- _Task prompt_: Exactly reproduce the lines that run from the one containing "Emit a Python" through the one containing "ax.spines[s].set_linewidth(1.5)", ends included, with no pictures.

Figure scripts
——————

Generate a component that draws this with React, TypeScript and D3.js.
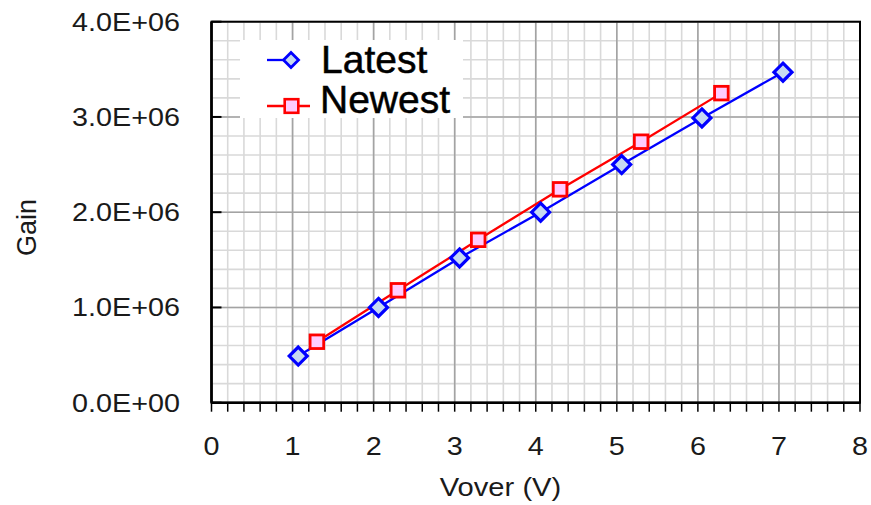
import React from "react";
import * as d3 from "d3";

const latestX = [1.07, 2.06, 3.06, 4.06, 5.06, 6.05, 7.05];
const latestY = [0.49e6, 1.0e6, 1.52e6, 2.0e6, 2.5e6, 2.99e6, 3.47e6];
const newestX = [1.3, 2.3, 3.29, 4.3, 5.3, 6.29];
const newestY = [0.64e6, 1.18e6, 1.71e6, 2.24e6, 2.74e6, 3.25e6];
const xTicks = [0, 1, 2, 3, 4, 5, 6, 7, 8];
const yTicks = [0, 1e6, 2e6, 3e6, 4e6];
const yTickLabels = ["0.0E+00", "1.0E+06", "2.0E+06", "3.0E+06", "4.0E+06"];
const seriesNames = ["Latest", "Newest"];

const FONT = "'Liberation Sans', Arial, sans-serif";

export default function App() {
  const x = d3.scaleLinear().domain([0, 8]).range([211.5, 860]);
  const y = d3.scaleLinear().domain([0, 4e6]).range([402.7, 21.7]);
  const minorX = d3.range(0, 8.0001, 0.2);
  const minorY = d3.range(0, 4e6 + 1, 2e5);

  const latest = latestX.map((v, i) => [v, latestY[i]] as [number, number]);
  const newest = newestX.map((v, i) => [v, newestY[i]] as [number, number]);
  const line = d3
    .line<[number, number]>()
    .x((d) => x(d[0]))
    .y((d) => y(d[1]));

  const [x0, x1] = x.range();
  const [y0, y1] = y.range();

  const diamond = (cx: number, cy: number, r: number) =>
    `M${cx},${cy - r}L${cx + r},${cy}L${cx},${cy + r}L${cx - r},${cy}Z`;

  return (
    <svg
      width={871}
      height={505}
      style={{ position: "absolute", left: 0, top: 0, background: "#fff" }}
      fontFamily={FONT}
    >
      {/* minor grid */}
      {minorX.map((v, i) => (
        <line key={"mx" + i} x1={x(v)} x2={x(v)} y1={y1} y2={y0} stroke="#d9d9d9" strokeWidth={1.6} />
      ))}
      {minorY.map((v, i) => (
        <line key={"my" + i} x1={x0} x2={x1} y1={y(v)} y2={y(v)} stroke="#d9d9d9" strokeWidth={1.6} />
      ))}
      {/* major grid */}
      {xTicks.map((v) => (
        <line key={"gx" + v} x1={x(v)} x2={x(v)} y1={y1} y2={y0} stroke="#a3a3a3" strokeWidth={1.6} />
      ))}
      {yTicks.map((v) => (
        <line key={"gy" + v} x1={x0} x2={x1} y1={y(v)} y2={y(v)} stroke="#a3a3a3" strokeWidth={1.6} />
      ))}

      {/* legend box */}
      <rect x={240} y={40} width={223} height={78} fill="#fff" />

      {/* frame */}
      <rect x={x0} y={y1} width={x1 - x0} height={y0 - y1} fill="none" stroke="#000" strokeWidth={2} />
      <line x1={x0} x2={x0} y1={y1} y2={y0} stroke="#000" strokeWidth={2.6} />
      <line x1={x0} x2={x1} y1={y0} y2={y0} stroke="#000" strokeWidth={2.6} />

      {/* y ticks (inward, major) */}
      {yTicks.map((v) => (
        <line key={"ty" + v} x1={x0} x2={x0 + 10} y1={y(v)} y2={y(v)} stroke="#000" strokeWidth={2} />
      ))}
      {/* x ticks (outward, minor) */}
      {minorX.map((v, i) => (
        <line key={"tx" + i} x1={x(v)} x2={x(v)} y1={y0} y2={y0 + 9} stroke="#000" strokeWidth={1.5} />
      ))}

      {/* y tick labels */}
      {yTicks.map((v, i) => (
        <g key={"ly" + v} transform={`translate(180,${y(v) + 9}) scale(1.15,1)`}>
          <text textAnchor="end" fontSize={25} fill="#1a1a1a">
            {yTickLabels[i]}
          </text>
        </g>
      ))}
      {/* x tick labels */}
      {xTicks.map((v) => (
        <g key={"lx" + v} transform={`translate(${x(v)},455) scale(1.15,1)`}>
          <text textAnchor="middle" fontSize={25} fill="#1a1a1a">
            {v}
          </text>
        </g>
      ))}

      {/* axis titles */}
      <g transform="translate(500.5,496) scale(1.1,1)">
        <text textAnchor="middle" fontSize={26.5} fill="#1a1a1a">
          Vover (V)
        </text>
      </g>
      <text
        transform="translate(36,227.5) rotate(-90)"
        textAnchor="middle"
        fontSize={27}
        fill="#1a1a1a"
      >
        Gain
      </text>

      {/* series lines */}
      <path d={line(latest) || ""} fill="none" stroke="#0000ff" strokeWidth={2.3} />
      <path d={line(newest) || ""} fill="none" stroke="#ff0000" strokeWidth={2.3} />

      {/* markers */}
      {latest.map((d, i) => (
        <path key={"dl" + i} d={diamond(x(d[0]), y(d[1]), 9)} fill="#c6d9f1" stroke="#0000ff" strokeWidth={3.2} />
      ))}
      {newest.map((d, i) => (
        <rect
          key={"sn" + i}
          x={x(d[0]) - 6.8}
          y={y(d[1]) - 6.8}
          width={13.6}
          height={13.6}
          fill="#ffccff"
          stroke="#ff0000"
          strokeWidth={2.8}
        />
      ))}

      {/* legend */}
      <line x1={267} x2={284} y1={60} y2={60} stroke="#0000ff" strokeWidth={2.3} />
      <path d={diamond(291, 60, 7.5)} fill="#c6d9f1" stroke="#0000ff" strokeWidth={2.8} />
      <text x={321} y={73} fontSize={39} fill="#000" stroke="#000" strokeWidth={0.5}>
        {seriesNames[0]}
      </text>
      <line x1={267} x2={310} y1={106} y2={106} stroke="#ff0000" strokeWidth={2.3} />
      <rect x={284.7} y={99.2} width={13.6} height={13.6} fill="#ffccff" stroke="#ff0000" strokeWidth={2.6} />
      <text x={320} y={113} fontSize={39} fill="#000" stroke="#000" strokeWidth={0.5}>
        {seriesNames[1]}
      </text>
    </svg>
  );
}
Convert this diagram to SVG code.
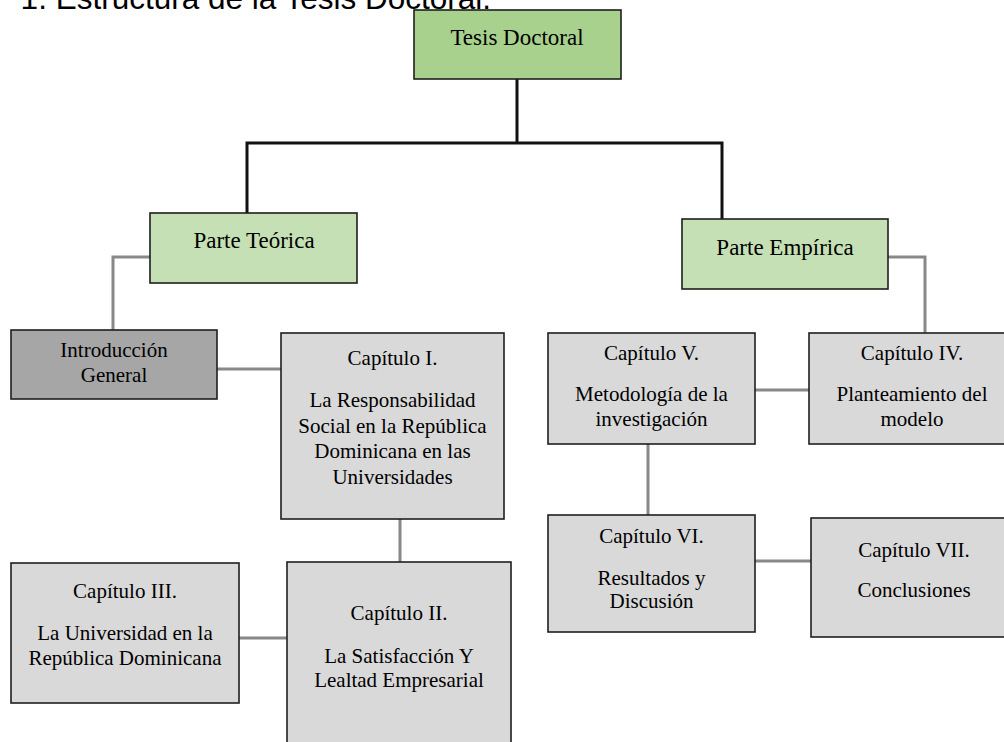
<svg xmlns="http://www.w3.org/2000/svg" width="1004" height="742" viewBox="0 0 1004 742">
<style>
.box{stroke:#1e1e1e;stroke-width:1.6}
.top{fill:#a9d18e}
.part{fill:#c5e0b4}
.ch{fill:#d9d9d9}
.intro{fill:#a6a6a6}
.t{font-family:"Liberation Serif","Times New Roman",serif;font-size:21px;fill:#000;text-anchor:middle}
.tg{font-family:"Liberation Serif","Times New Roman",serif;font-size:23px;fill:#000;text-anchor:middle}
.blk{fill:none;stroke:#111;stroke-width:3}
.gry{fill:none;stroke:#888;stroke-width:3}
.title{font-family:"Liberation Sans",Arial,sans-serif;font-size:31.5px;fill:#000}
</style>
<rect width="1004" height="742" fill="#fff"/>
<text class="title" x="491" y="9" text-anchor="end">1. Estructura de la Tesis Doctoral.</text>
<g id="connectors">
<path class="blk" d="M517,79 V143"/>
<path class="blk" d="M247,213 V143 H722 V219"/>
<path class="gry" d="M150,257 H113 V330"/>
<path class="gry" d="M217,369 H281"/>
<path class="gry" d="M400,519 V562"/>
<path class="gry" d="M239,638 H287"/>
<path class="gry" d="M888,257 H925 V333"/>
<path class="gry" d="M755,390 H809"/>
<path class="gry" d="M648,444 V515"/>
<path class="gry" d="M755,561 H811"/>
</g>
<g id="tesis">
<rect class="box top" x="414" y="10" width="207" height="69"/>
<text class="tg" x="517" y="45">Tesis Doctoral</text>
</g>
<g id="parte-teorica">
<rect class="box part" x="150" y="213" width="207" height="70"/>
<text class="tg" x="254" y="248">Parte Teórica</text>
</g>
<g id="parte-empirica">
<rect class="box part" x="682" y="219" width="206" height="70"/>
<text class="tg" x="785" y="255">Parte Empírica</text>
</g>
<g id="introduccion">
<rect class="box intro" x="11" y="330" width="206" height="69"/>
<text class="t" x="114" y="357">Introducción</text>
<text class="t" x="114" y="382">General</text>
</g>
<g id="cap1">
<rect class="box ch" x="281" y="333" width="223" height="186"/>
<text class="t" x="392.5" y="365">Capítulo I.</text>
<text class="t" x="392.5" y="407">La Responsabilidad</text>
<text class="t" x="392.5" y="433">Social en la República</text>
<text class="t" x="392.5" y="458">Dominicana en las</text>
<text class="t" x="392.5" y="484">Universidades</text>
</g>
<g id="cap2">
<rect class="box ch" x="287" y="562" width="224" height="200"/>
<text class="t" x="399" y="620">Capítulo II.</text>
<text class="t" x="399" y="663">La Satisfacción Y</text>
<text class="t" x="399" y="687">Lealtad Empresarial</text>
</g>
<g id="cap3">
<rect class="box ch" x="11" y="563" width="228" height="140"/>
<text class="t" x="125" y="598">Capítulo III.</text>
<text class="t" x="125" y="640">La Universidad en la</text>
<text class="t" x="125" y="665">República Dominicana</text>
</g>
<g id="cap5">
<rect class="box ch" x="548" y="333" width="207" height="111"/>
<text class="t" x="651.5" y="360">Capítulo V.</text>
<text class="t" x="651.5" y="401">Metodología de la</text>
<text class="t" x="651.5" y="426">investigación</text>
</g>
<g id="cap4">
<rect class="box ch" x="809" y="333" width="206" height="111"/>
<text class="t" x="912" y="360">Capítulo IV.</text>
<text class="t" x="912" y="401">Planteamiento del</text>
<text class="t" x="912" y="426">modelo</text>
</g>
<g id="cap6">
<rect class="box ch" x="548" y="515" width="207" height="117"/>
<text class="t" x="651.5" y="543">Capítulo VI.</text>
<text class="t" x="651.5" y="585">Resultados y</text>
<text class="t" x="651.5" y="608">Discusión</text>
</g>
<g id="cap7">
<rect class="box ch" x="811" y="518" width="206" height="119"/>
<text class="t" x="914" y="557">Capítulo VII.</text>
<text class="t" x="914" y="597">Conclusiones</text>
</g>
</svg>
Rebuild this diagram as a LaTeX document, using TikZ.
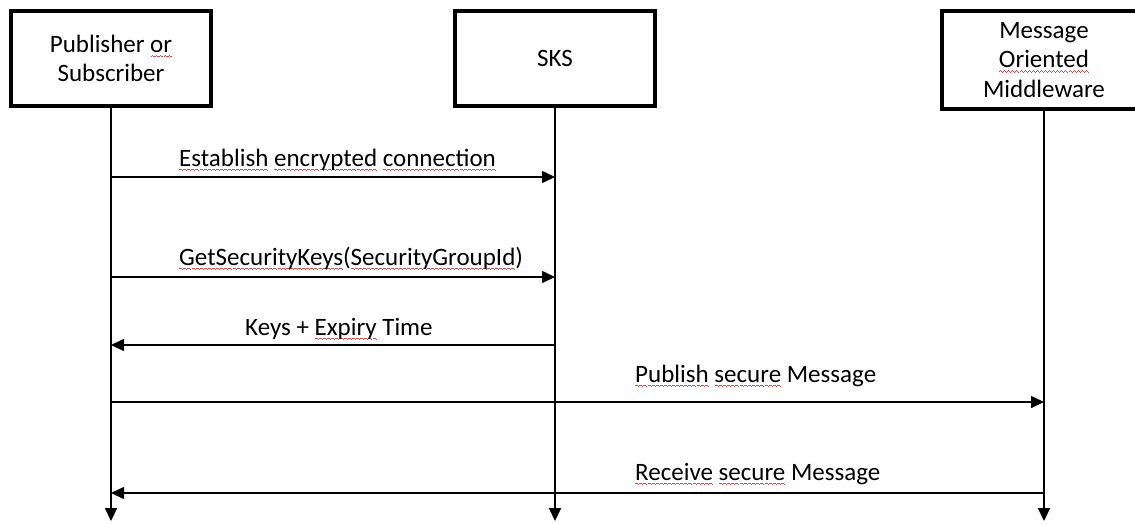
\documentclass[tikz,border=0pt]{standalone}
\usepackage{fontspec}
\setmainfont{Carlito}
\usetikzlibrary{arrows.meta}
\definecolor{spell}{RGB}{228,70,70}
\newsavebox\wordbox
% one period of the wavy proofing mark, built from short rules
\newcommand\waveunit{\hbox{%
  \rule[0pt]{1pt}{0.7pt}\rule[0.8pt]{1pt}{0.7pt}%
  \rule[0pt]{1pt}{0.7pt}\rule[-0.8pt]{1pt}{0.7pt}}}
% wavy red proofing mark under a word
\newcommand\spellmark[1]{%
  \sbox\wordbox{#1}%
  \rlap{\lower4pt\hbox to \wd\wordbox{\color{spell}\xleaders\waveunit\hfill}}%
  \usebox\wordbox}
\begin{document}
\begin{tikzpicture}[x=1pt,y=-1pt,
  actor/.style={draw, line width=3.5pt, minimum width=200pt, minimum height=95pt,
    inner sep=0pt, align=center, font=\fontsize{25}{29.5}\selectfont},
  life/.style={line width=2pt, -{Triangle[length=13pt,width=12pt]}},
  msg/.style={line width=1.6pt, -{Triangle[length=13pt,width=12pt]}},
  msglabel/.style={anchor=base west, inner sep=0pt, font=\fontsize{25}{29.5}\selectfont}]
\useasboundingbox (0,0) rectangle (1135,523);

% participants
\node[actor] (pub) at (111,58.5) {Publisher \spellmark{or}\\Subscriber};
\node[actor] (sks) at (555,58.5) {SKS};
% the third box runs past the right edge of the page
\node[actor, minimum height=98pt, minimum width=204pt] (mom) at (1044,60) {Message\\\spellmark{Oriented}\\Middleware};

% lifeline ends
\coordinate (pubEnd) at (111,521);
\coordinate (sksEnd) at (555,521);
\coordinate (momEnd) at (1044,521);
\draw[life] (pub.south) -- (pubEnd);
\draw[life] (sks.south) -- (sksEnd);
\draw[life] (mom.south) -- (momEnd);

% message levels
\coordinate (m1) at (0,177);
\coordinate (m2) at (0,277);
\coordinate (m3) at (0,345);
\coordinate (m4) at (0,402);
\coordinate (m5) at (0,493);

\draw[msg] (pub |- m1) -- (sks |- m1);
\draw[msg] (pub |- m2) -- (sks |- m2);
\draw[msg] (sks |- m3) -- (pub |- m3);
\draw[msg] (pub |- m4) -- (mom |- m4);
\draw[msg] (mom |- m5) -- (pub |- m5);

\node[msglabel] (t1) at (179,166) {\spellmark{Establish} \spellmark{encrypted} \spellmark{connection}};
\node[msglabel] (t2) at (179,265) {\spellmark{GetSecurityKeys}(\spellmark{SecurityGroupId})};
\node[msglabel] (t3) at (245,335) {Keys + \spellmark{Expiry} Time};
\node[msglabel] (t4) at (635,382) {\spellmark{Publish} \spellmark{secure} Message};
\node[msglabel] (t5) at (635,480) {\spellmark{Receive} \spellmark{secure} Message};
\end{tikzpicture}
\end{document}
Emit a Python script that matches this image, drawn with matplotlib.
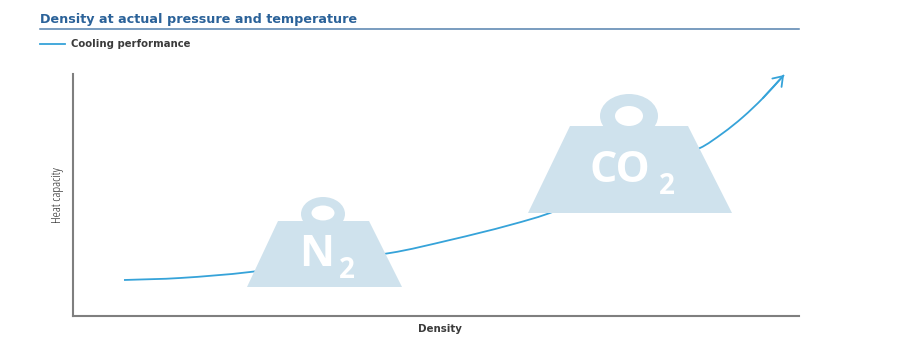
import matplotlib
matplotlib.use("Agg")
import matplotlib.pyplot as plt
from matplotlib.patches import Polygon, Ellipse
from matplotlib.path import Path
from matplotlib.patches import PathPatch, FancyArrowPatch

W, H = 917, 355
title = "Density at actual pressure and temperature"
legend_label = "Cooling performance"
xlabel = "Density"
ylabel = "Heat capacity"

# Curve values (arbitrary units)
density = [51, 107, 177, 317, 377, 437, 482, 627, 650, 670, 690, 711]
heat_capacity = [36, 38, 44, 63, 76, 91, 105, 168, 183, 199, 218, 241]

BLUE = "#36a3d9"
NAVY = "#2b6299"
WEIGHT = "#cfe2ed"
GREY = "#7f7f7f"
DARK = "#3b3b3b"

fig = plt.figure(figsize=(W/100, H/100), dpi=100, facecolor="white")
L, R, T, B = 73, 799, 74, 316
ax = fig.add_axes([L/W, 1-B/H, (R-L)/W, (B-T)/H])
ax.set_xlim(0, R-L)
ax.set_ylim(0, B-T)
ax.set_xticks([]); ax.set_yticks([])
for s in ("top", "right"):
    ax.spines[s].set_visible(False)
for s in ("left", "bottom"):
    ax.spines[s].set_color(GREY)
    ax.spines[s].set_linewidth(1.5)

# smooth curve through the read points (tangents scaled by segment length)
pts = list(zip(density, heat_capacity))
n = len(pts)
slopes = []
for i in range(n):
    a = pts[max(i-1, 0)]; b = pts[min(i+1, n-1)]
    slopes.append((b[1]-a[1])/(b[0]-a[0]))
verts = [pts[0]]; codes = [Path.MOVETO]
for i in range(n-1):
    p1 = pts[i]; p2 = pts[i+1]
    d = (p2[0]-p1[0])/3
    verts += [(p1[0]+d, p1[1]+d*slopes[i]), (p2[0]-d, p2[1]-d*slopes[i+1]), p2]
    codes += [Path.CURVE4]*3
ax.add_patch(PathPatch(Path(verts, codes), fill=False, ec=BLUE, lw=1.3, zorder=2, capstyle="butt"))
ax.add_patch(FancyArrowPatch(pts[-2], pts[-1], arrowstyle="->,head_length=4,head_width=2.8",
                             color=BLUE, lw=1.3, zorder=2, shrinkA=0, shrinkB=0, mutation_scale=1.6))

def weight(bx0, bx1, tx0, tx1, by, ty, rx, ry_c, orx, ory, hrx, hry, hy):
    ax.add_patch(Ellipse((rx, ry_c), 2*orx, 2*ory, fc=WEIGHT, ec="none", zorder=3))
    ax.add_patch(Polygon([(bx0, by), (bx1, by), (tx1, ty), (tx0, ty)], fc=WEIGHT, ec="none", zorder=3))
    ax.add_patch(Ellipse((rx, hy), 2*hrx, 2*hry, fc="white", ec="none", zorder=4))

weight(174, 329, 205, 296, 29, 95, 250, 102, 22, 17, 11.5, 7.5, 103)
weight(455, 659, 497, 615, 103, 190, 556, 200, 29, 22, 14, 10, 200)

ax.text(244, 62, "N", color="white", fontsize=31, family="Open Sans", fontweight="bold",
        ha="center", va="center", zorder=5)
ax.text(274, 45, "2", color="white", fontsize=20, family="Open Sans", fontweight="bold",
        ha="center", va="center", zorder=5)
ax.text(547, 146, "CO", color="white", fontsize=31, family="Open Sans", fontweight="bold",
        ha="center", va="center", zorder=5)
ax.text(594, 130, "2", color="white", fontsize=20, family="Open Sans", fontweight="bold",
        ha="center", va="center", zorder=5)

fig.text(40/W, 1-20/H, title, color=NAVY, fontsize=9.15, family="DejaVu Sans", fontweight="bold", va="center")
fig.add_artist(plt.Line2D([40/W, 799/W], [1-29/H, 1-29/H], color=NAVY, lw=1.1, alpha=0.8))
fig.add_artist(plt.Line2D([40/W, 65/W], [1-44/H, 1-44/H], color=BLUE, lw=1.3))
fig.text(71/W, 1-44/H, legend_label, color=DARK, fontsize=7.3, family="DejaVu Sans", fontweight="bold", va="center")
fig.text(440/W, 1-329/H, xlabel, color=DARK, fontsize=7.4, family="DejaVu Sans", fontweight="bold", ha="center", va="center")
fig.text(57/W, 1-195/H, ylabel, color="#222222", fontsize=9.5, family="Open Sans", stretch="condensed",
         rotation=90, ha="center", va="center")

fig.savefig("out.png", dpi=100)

——————

- _Solution to this problem_:
Emit a Python script that matches this image, drawn with matplotlib.
import matplotlib
matplotlib.use("Agg")
import matplotlib.pyplot as plt
from matplotlib.patches import Polygon, Ellipse
from matplotlib.path import Path
from matplotlib.patches import PathPatch, FancyArrowPatch

W, H = 917, 355
title = "Density at actual pressure and temperature"
legend_label = "Cooling performance"
xlabel = "Density"
ylabel = "Heat capacity"

# Curve values (arbitrary units)
density = [51, 107, 177, 317, 377, 437, 482, 627, 650, 670, 690, 711]
heat_capacity = [36, 38, 44, 63, 76, 91, 105, 168, 183, 199, 218, 241]

BLUE = "#36a3d9"
NAVY = "#2b6299"
WEIGHT = "#cfe2ed"
GREY = "#7f7f7f"
DARK = "#3b3b3b"

fig = plt.figure(figsize=(W/100, H/100), dpi=100, facecolor="white")
L, R, T, B = 73, 799, 74, 316
ax = fig.add_axes([L/W, 1-B/H, (R-L)/W, (B-T)/H])
ax.set_xlim(0, R-L)
ax.set_ylim(0, B-T)
ax.set_xticks([]); ax.set_yticks([])
for s in ("top", "right"):
    ax.spines[s].set_visible(False)
for s in ("left", "bottom"):
    ax.spines[s].set_color(GREY)
    ax.spines[s].set_linewidth(1.5)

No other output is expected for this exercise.